-- Begin Data extract --
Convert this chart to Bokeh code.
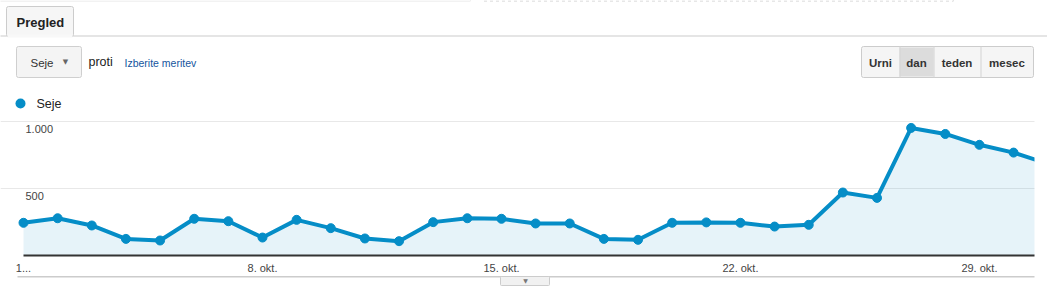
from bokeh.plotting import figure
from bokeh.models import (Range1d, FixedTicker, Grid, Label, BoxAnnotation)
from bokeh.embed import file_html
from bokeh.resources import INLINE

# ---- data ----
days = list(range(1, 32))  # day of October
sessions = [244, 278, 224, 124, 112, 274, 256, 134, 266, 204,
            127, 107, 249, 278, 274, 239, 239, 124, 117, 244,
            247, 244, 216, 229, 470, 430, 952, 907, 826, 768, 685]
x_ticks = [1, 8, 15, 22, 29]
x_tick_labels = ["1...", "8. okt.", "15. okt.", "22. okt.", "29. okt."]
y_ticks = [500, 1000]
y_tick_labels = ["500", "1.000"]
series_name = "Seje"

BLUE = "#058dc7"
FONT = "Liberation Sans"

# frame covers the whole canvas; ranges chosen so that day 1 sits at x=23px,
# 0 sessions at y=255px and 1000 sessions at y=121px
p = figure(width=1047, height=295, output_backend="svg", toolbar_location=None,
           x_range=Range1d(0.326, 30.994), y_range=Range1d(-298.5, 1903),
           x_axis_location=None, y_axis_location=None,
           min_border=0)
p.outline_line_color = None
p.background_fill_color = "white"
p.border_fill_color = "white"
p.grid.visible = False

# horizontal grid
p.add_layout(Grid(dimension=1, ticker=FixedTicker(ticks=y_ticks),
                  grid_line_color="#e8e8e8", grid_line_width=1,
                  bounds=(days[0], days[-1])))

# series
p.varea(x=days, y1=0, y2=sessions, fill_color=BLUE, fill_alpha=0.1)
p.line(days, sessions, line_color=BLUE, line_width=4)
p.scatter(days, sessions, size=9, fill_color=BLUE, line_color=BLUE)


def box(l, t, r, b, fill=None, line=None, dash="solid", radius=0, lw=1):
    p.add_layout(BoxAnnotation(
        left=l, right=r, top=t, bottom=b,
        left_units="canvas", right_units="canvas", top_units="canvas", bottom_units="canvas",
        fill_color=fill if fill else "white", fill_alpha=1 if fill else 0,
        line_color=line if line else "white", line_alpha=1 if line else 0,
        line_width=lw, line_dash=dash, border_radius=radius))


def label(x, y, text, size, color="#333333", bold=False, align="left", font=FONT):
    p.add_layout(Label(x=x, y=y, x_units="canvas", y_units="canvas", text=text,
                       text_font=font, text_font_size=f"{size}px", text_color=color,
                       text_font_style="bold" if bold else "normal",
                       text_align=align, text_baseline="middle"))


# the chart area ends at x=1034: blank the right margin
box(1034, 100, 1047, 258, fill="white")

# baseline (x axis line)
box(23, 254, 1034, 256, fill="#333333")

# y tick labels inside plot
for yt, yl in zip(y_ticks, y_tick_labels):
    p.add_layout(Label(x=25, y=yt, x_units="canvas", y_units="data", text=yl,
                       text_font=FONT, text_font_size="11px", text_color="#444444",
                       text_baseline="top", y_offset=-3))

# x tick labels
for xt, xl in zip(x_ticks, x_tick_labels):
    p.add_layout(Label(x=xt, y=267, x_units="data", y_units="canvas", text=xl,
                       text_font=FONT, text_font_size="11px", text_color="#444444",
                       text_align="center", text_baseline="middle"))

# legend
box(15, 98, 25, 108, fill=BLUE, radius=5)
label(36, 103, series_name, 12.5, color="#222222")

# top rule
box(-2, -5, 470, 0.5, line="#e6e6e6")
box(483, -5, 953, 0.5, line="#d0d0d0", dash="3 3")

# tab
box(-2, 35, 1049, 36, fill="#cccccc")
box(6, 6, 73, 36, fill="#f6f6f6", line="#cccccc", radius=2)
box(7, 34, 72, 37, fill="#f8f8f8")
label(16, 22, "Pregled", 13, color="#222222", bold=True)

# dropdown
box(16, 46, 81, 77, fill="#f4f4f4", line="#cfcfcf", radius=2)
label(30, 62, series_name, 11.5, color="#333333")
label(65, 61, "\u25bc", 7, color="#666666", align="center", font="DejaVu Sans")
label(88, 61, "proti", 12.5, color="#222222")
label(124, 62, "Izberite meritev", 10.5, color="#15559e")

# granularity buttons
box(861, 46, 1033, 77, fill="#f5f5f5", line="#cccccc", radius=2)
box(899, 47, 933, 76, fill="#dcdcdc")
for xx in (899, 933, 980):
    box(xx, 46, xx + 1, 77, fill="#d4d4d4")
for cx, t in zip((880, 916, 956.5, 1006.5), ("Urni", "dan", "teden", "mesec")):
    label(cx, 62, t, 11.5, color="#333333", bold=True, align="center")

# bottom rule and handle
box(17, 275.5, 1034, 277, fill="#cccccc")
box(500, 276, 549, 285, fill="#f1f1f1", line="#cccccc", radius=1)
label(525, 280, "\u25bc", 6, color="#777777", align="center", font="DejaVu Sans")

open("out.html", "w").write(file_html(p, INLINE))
-- End Data extract --
▶ **Problem statement**:
Replicate the material above verbatim; images stay out of the copy.

▶ **Complete response**:
Convert this chart to Bokeh code.
from bokeh.plotting import figure
from bokeh.models import (Range1d, FixedTicker, Grid, Label, BoxAnnotation)
from bokeh.embed import file_html
from bokeh.resources import INLINE

# ---- data ----
days = list(range(1, 32))  # day of October
sessions = [244, 278, 224, 124, 112, 274, 256, 134, 266, 204,
            127, 107, 249, 278, 274, 239, 239, 124, 117, 244,
            247, 244, 216, 229, 470, 430, 952, 907, 826, 768, 685]
x_ticks = [1, 8, 15, 22, 29]
x_tick_labels = ["1...", "8. okt.", "15. okt.", "22. okt.", "29. okt."]
y_ticks = [500, 1000]
y_tick_labels = ["500", "1.000"]
series_name = "Seje"

BLUE = "#058dc7"
FONT = "Liberation Sans"

# frame covers the whole canvas; ranges chosen so that day 1 sits at x=23px,
# 0 sessions at y=255px and 1000 sessions at y=121px
p = figure(width=1047, height=295, output_backend="svg", toolbar_location=None,
           x_range=Range1d(0.326, 30.994), y_range=Range1d(-298.5, 1903),
           x_axis_location=None, y_axis_location=None,
           min_border=0)
p.outline_line_color = None
p.background_fill_color = "white"
p.border_fill_color = "white"
p.grid.visible = False

# horizontal grid
p.add_layout(Grid(dimension=1, ticker=FixedTicker(ticks=y_ticks),
                  grid_line_color="#e8e8e8", grid_line_width=1,
                  bounds=(days[0], days[-1])))

# series
p.varea(x=days, y1=0, y2=sessions, fill_color=BLUE, fill_alpha=0.1)
p.line(days, sessions, line_color=BLUE, line_width=4)
p.scatter(days, sessions, size=9, fill_color=BLUE, line_color=BLUE)


def box(l, t, r, b, fill=None, line=None, dash="solid", radius=0, lw=1):
    p.add_layout(BoxAnnotation(
        left=l, right=r, top=t, bottom=b,
        left_units="canvas", right_units="canvas", top_units="canvas", bottom_units="canvas",
        fill_color=fill if fill else "white", fill_alpha=1 if fill else 0,
        line_color=line if line else "white", line_alpha=1 if line else 0,
        line_width=lw, line_dash=dash, border_radius=radius))


def label(x, y, text, size, color="#333333", bold=False, align="left", font=FONT):
    p.add_layout(Label(x=x, y=y, x_units="canvas", y_units="canvas", text=text,
                       text_font=font, text_font_size=f"{size}px", text_color=color,
                       text_font_style="bold" if bold else "normal",
                       text_align=align, text_baseline="middle"))


# the chart area ends at x=1034: blank the right margin
box(1034, 100, 1047, 258, fill="white")

# baseline (x axis line)
box(23, 254, 1034, 256, fill="#333333")

# y tick labels inside plot
for yt, yl in zip(y_ticks, y_tick_labels):
    p.add_layout(Label(x=25, y=yt, x_units="canvas", y_units="data", text=yl,
                       text_font=FONT, text_font_size="11px", text_color="#444444",
                       text_baseline="top", y_offset=-3))

# x tick labels
for xt, xl in zip(x_ticks, x_tick_labels):
    p.add_layout(Label(x=xt, y=267, x_units="data", y_units="canvas", text=xl,
                       text_font=FONT, text_font_size="11px", text_color="#444444",
                       text_align="center", text_baseline="middle"))

# legend
box(15, 98, 25, 108, fill=BLUE, radius=5)
label(36, 103, series_name, 12.5, color="#222222")

# top rule
box(-2, -5, 470, 0.5, line="#e6e6e6")
box(483, -5, 953, 0.5, line="#d0d0d0", dash="3 3")

# tab
box(-2, 35, 1049, 36, fill="#cccccc")
box(6, 6, 73, 36, fill="#f6f6f6", line="#cccccc", radius=2)
box(7, 34, 72, 37, fill="#f8f8f8")
label(16, 22, "Pregled", 13, color="#222222", bold=True)

# dropdown
box(16, 46, 81, 77, fill="#f4f4f4", line="#cfcfcf", radius=2)
label(30, 62, series_name, 11.5, color="#333333")
label(65, 61, "\u25bc", 7, color="#666666", align="center", font="DejaVu Sans")
label(88, 61, "proti", 12.5, color="#222222")
label(124, 62, "Izberite meritev", 10.5, color="#15559e")

# granularity buttons
box(861, 46, 1033, 77, fill="#f5f5f5", line="#cccccc", radius=2)
box(899, 47, 933, 76, fill="#dcdcdc")
for xx in (899, 933, 980):
    box(xx, 46, xx + 1, 77, fill="#d4d4d4")
for cx, t in zip((880, 916, 956.5, 1006.5), ("Urni", "dan", "teden", "mesec")):
    label(cx, 62, t, 11.5, color="#333333", bold=True, align="center")

# bottom rule and handle
box(17, 275.5, 1034, 277, fill="#cccccc")
box(500, 276, 549, 285, fill="#f1f1f1", line="#cccccc", radius=1)
label(525, 280, "\u25bc", 6, color="#777777", align="center", font="DejaVu Sans")

open("out.html", "w").write(file_html(p, INLINE))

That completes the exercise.